Startups approach corporates too soon, and need to show they have active users and make revenues in order for large entities to engage with them, according to Adia Sowho, director of digital business at Etisalat Nigeria.
Speaking at the Africa Tech Summit London, Sowho said while startup-corporate partnerships can prove fruitful, startups often seek to engage with large organisations such as telecoms providers much too early.
She said startups need to first prove their model and that they have a strong value proposition before approaching large organisations.
“It’s much more difficult to engage with a pre-revenue entity. If you’ve got no revenues and no users, it’s a no. It’s too early to engage with a large entity like a telco,” she said.
For those startups with proven revenues and users, Sowho said telecoms can primarily help in achieving scale.
However, entrepreneurs speaking on the same panel said corporates can do more to help startups, and many large organisations are missing mutual opportunities by not being more responsive to startups’ requests.
For example, Adam Farah, co-founder of Zambian agri-tech startup Zazu, said a major pain point for the company was the length of time it took to achieve communicational capacities through a telecoms provider.
“It took a shocking amount of time and relationships were needed for things which are fundamentally necessary to a startup’s activity,” he said.
On the other hand, Stephen Haggard, executive chair of Kenyan e-learning venture Eneza Education, said in his experience, telcos are missing opportunities by not being more willing to find ways of making partnerships work.

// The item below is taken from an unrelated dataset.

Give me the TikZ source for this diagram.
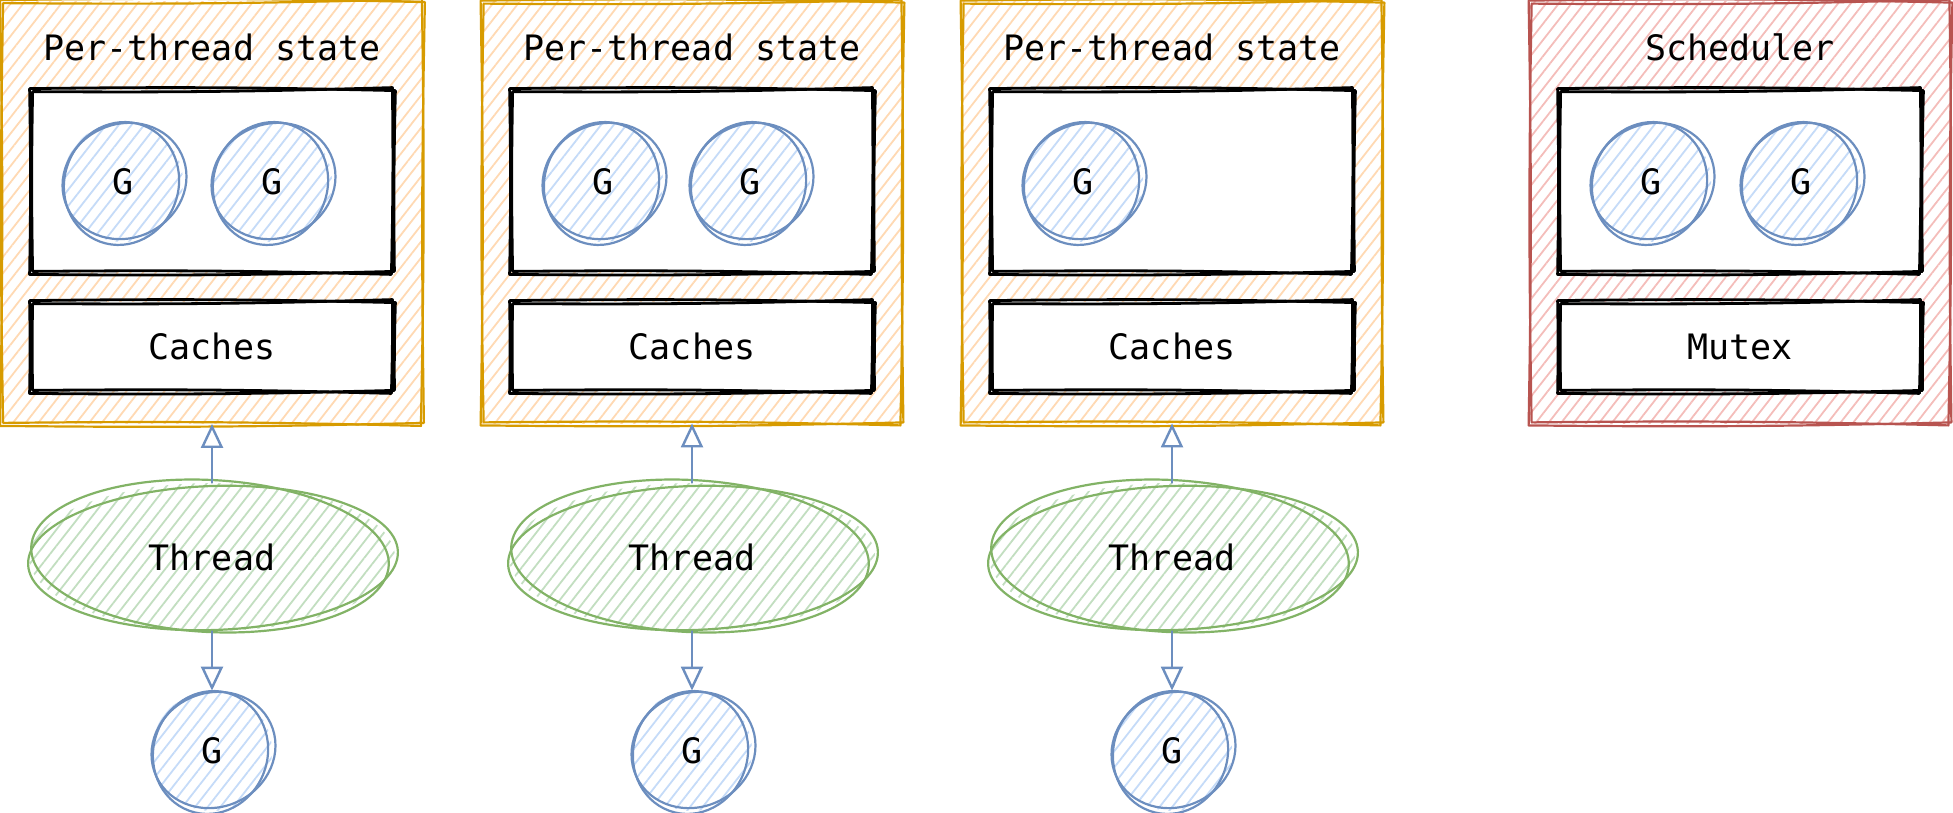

In Eneza Education’s case, Haggard said telecoms providers have so far proven unwilling to unlock access to the vast amounts of data they have. Access would allow the startup to offer a number of premium services, he said.
“You [telcos]are sitting on a gold-mine of data and you have a partner willing to unlock revenues from it. You need to find ways to unlock data for startup partners,” Haggard said, adding that corporates need to “take risks” and “take a leap of faith” when engaging with startups.